Scaling is not a one-time event
Lenovo’s journey shows that scaling is not a single achievement but the repeated application of seven strategic, organizational, and leadership disciplines. They achieved product-market fit in China, then had to re-achieve it globally after the IBM acquisition. They avoided opportunity overload in the 1990s, then fell into it in the 2000s, then recovered. Chuanzhi became a decision-shaper, but had to return to decision-making in a crisis, then stepped back again.
Depending on how one interprets Lenovo’s early history, they took six years to get PMF; in today’s world, especially with AI, is it possible to have that patience? Startups today may need to experiment, fail and learn even faster to get to PMF than in the past.

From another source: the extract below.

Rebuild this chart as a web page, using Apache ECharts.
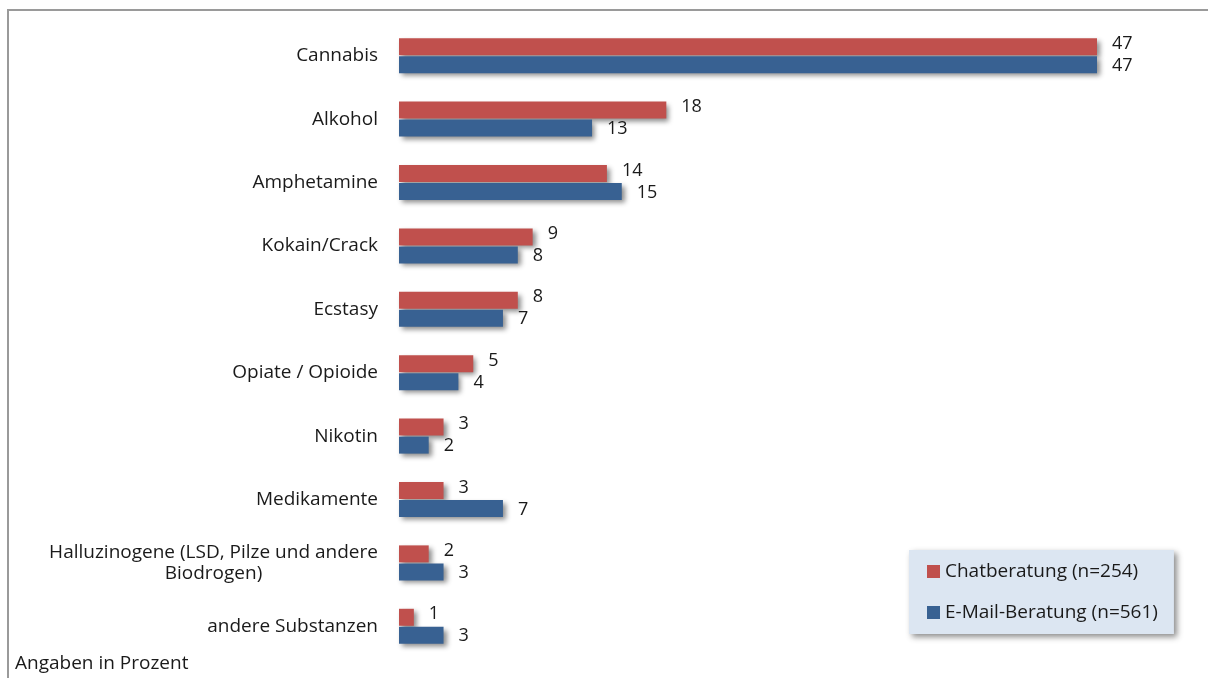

Incremental growth in Lenovo’s business would probably have been possible simply by more marketing spend, raising prices, and renovating existing models and brands. But that’s not scaling. In April 2021, Lenovo created its Services & Solutions group, with the goal of creating a whole new business that would compete with companies like Accenture, moving beyond just delivering PCs, servers, and mobile phones.
Continuing fast growth without risking opportunity overload requires bold bets. Yuanqing chose the 2026 FIFA World Cup in North America and the 2027 Women’s World Cup as bets that would tell the world that Lenovo had arrived and that it was kicking off its fifth decade with technology solutions on a scale that the world had yet to see.
Scaling is less about strategy than about the evolution of the founder and their successors.
The successful scaler must apply these principles repeatedly as the company evolves through stages. Perhaps that is worth emphasizing for Lenovo’s “Entrepreneurship 5.0” framing – at 40 years, Lenovo has had to reinvent its application of these principles at least three or four times.
The guardhouse in Beijing is long gone, but the discipline of building, learning, and leading continues.